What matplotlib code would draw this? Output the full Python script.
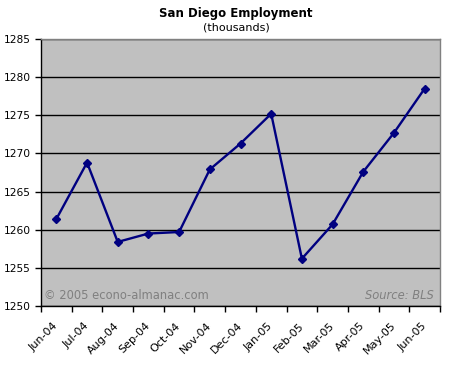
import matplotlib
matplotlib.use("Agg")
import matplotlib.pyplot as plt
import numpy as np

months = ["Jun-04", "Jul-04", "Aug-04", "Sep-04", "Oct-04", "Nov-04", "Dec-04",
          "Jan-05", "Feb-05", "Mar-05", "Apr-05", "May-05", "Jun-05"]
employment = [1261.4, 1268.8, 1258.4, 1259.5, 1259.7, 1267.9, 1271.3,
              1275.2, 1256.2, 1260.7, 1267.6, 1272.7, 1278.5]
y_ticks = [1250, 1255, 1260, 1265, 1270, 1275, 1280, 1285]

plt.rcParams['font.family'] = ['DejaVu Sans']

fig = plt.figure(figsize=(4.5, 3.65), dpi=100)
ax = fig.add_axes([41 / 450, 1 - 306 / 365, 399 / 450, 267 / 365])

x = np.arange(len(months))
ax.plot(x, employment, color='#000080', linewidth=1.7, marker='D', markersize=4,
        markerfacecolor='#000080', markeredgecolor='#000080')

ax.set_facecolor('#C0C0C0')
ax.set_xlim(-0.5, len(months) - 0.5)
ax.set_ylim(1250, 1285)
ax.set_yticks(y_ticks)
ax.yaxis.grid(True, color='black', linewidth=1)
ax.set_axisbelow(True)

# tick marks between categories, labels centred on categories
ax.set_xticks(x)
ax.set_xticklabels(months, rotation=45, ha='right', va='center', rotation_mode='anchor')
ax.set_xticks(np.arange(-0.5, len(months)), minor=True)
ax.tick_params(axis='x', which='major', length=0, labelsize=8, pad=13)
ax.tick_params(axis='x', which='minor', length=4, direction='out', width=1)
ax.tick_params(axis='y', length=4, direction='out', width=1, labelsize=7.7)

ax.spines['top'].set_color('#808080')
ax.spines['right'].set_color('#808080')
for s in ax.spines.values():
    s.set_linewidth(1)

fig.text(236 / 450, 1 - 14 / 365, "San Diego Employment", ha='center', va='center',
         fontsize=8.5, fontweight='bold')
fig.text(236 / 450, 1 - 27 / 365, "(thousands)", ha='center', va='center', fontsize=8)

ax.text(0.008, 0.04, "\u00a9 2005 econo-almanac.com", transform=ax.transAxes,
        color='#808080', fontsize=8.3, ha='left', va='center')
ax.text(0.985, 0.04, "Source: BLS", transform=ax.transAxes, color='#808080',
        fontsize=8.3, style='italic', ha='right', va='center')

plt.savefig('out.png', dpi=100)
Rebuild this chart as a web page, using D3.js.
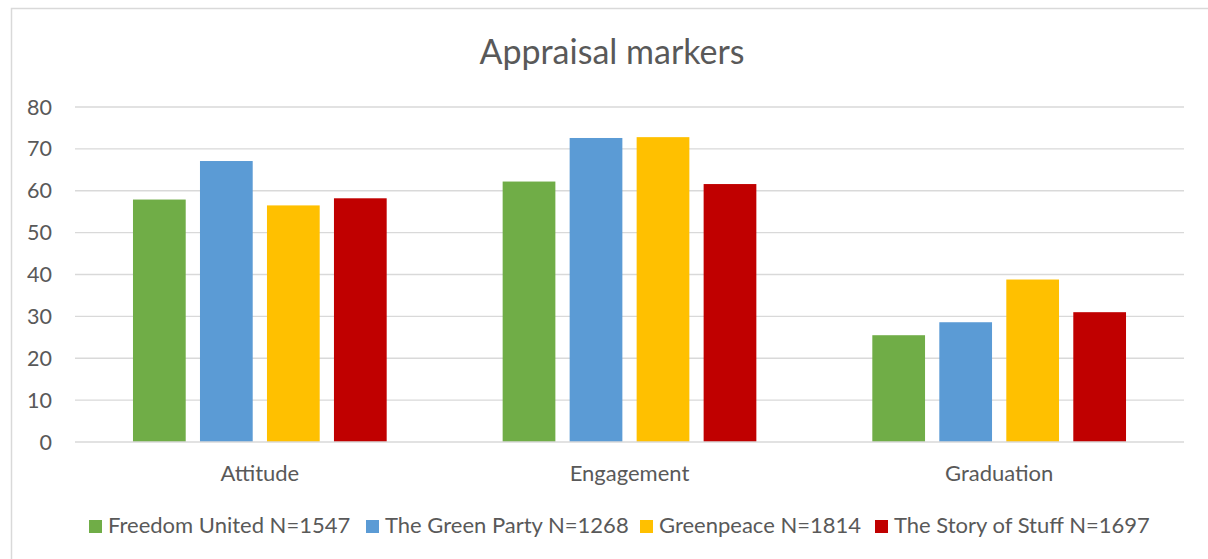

● SET TASK: The records above must be printed exactly; the pictures stay out.

● SOLVED PROBLEM:
What matplotlib code would draw this? Output the full Python script.
import matplotlib
matplotlib.use("Agg")
import matplotlib.pyplot as plt
import numpy as np

months = ["Jun-04", "Jul-04", "Aug-04", "Sep-04", "Oct-04", "Nov-04", "Dec-04",
          "Jan-05", "Feb-05", "Mar-05", "Apr-05", "May-05", "Jun-05"]
employment = [1261.4, 1268.8, 1258.4, 1259.5, 1259.7, 1267.9, 1271.3,
              1275.2, 1256.2, 1260.7, 1267.6, 1272.7, 1278.5]
y_ticks = [1250, 1255, 1260, 1265, 1270, 1275, 1280, 1285]

plt.rcParams['font.family'] = ['DejaVu Sans']

fig = plt.figure(figsize=(4.5, 3.65), dpi=100)
ax = fig.add_axes([41 / 450, 1 - 306 / 365, 399 / 450, 267 / 365])

x = np.arange(len(months))
ax.plot(x, employment, color='#000080', linewidth=1.7, marker='D', markersize=4,
        markerfacecolor='#000080', markeredgecolor='#000080')

ax.set_facecolor('#C0C0C0')
ax.set_xlim(-0.5, len(months) - 0.5)
ax.set_ylim(1250, 1285)
ax.set_yticks(y_ticks)
ax.yaxis.grid(True, color='black', linewidth=1)
ax.set_axisbelow(True)

# tick marks between categories, labels centred on categories
ax.set_xticks(x)
ax.set_xticklabels(months, rotation=45, ha='right', va='center', rotation_mode='anchor')
ax.set_xticks(np.arange(-0.5, len(months)), minor=True)
ax.tick_params(axis='x', which='major', length=0, labelsize=8, pad=13)
ax.tick_params(axis='x', which='minor', length=4, direction='out', width=1)
ax.tick_params(axis='y', length=4, direction='out', width=1, labelsize=7.7)

ax.spines['top'].set_color('#808080')
ax.spines['right'].set_color('#808080')
for s in ax.spines.values():
    s.set_linewidth(1)

fig.text(236 / 450, 1 - 14 / 365, "San Diego Employment", ha='center', va='center',
         fontsize=8.5, fontweight='bold')
fig.text(236 / 450, 1 - 27 / 365, "(thousands)", ha='center', va='center', fontsize=8)

ax.text(0.008, 0.04, "\u00a9 2005 econo-almanac.com", transform=ax.transAxes,
        color='#808080', fontsize=8.3, ha='left', va='center')
ax.text(0.985, 0.04, "Source: BLS", transform=ax.transAxes, color='#808080',
        fontsize=8.3, style='italic', ha='right', va='center')

plt.savefig('out.png', dpi=100)
Rebuild this chart as a web page, using D3.js.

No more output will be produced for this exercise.